WORK REQUIRED:
Begin with the first line of the material and write out each line exactly, ending with the line that contains "(0,0) rectangle (1099,566);". Pictures are not part of the copy.

DATA EXTRACT:
----------
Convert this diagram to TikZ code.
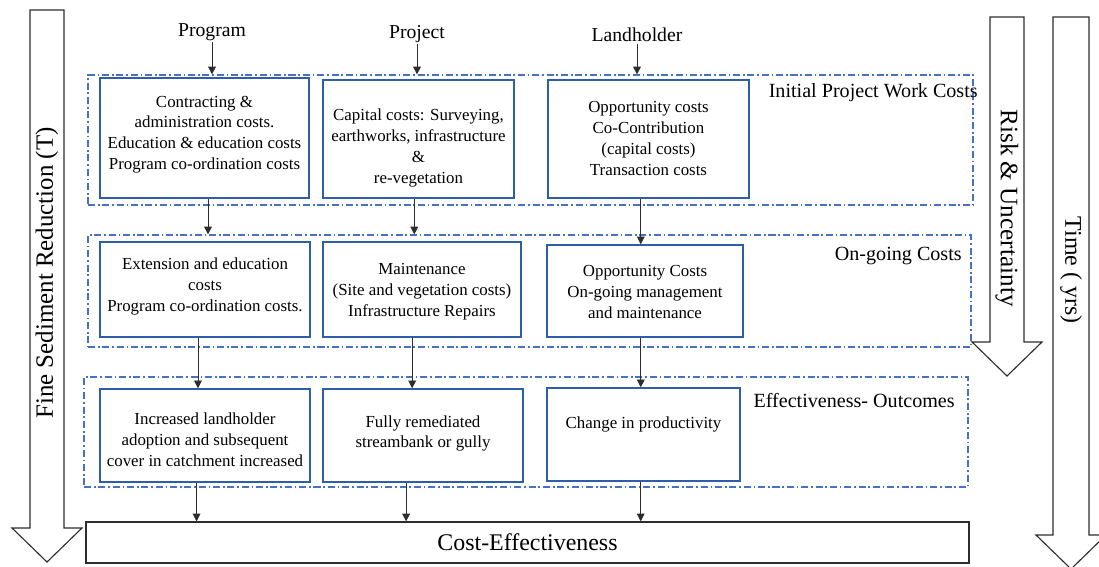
\documentclass[tikz,border=0pt]{standalone}
\usepackage{fontspec}
\setmainfont{Liberation Serif}
\usepackage{xcolor}
\usepackage{tikz}
\usetikzlibrary{arrows.meta,positioning,fit}

\definecolor{boxblue}{RGB}{47,94,168}
\definecolor{frameblue}{RGB}{68,114,196}
\definecolor{inkgray}{RGB}{45,45,45}

\begin{document}
\begin{tikzpicture}[
			x=0.025cm, y=-0.025cm,
			costbox/.style={rectangle, draw=boxblue, line width=1pt, inner sep=0pt},
			boxtext/.style={align=center, inner sep=0pt, font=\fontsize{12}{14.8}\selectfont},
			grpframe/.style={rectangle, draw=frameblue, line width=0.9pt, inner sep=0pt, dash pattern=on 5pt off 2pt on 1.2pt off 2pt},
			grplabel/.style={anchor=east, inner sep=0pt, font=\fontsize{14.3}{16}\selectfont},
			hdr/.style={inner sep=1pt, font=\fontsize{14}{16}\selectfont},
			bigarrow/.style={draw=inkgray, line width=0.8pt, fill=white},
			flow/.style={draw=inkgray, line width=0.6pt, -{Triangle[length=5.5pt,width=5.5pt]}}
			]
			\useasboundingbox (0,0) rectangle (1099,566);
			
			% Big side arrows
			\draw[bigarrow] (30,10) -- (64,10) -- (64,528) -- (82,528) -- (47,562) -- (12,528) -- (30,528) -- cycle;
			\node[rotate=90, font=\fontsize{17.7}{19}\selectfont] (sediment) at (47,273) {Fine Sediment Reduction (T)};
			\draw[bigarrow] (990,17) -- (1024,17) -- (1024,342) -- (1042,342) -- (1007,376) -- (972,342) -- (990,342) -- cycle;
			\node[rotate=-90, font=\fontsize{17.9}{19}\selectfont] (risk) at (1007,208) {Risk \& Uncertainty};
			\draw[bigarrow] (1053,17) -- (1089,17) -- (1089,535) -- (1106,535) -- (1071,569) -- (1036,535) -- (1053,535) -- cycle;
			\node[rotate=-90, font=\fontsize{17}{19}\selectfont] (time) at (1071,270) {Time ( yrs)};
			
			% Group frames
			\node[grpframe, fit={(88,75) (973,205)}] (initFrame) {};
			\node[grpframe, fit={(88,235) (971,347)}] (onFrame) {};
			\node[grpframe, fit={(84,377) (968,487)}] (outFrame) {};
			\node[grplabel] (initLbl) at (978,93) {Initial Project Work Costs};
			\node[grplabel] (onLbl) at (962,256) {On-going Costs};
			\node[grplabel] (outLbl) at (955,401) {Effectiveness- Outcomes};
			
			% Headers
			\node[hdr] (progHead) at (212,32) {Program};
			\node[hdr] (projHead) at (417,34) {Project};
			\node[hdr] (landHead) at (637,35) {Landholder};
			
			% Initial costs
			\node[costbox, fit={(100,78) (309,198)},
				label={[boxtext, yshift=2.5pt]center:{Contracting \&\\ administration costs.\\ Education \& education costs\\ Program co-ordination costs}}] (progInit) {};
			\node[costbox, fit={(323,80) (514,198)},
				label={[boxtext, yshift=-6.4pt]center:{Capital costs: Surveying,\\ earthworks, infrastructure\\ \&\\ re-vegetation}}] (projInit) {};
			\node[costbox, fit={(548,80) (749,198)},
				label={[boxtext, yshift=0.5pt]center:{Opportunity costs\\ Co-Contribution\\ (capital costs)\\ Transaction costs}}] (landInit) {};
			
			% On-going costs
			\node[costbox, fit={(100,242) (310,337)},
				label={[boxtext, yshift=2pt]center:{Extension and education\\ costs\\ Program co-ordination costs.}}] (progOn) {};
			\node[costbox, fit={(323,242) (521,337)},
				label={[boxtext, yshift=-1.4pt]center:{Maintenance\\ (Site and vegetation costs)\\ Infrastructure Repairs}}] (projOn) {};
			\node[costbox, fit={(547,245) (743,337)},
				label={[boxtext, yshift=-0.7pt]center:{Opportunity Costs\\ On-going management\\ and maintenance}}] (landOn) {};
			
			% Outcomes
			\node[costbox, fit={(100,389) (310,482)},
				label={[boxtext, yshift=-3.2pt]center:{Increased landholder\\ adoption and subsequent\\ cover in catchment increased}}] (progOut) {};
			\node[costbox, fit={(323,389) (523,482)},
				label={[boxtext, yshift=1.5pt]center:{Fully remediated\\ streambank or gully}}] (projOut) {};
			\node[costbox, fit={(547,388) (740,481)},
				label={[boxtext, yshift=6.8pt]center:{Change in productivity}}] (landOut) {};
			
			\node[rectangle, draw=inkgray, line width=0.9pt, inner sep=0pt, fit={(86,522) (969,563)},
				label={[inner sep=0pt, font=\fontsize{17}{19}\selectfont]center:Cost-Effectiveness}] (costeff) {};
			
			% Connectors
			\path[flow] (progHead) -- (progHead |- initFrame.north);
			\path[flow] (projHead) -- (projHead |- initFrame.north);
			\path[flow] (landHead) -- (landHead |- initFrame.north);
			\path[flow] ([xshift=2.5]progInit.south) -- ([xshift=2.5]progInit.south |- onFrame.north);
			\path[flow] ([xshift=-3]projInit.south) -- ([xshift=-3]projInit.south |- onFrame.north);
			\path[flow] ([xshift=-5.5]landInit.south) -- ([xshift=-5.5]landInit.south |- landOn.north);
			\path[flow] ([xshift=-5]progOn.south) -- ([xshift=-5]progOn.south |- progOut.north);
			\path[flow] ([xshift=-7]projOn.south) -- ([xshift=-7]projOn.south |- projOut.north);
			\path[flow] ([xshift=-3]landOn.south) -- ([xshift=-3]landOn.south |- landOut.north);
			\path[flow] ([xshift=-6]progOut.south) -- ([xshift=-6]progOut.south |- costeff.north);
			\path[flow] ([xshift=-12]projOut.south) -- ([xshift=-12]projOut.south |- costeff.north);
			\path[flow] ([xshift=-2]landOut.south) -- ([xshift=-2]landOut.south |- costeff.north);
		\end{tikzpicture}
\end{document}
----------
WRITTEN ANSWER:
Convert this diagram to TikZ code.
\documentclass[tikz,border=0pt]{standalone}
\usepackage{fontspec}
\setmainfont{Liberation Serif}
\usepackage{xcolor}
\usepackage{tikz}
\usetikzlibrary{arrows.meta,positioning,fit}

\definecolor{boxblue}{RGB}{47,94,168}
\definecolor{frameblue}{RGB}{68,114,196}
\definecolor{inkgray}{RGB}{45,45,45}

\begin{document}
\begin{tikzpicture}[
			x=0.025cm, y=-0.025cm,
			costbox/.style={rectangle, draw=boxblue, line width=1pt, inner sep=0pt},
			boxtext/.style={align=center, inner sep=0pt, font=\fontsize{12}{14.8}\selectfont},
			grpframe/.style={rectangle, draw=frameblue, line width=0.9pt, inner sep=0pt, dash pattern=on 5pt off 2pt on 1.2pt off 2pt},
			grplabel/.style={anchor=east, inner sep=0pt, font=\fontsize{14.3}{16}\selectfont},
			hdr/.style={inner sep=1pt, font=\fontsize{14}{16}\selectfont},
			bigarrow/.style={draw=inkgray, line width=0.8pt, fill=white},
			flow/.style={draw=inkgray, line width=0.6pt, -{Triangle[length=5.5pt,width=5.5pt]}}
			]
			\useasboundingbox (0,0) rectangle (1099,566);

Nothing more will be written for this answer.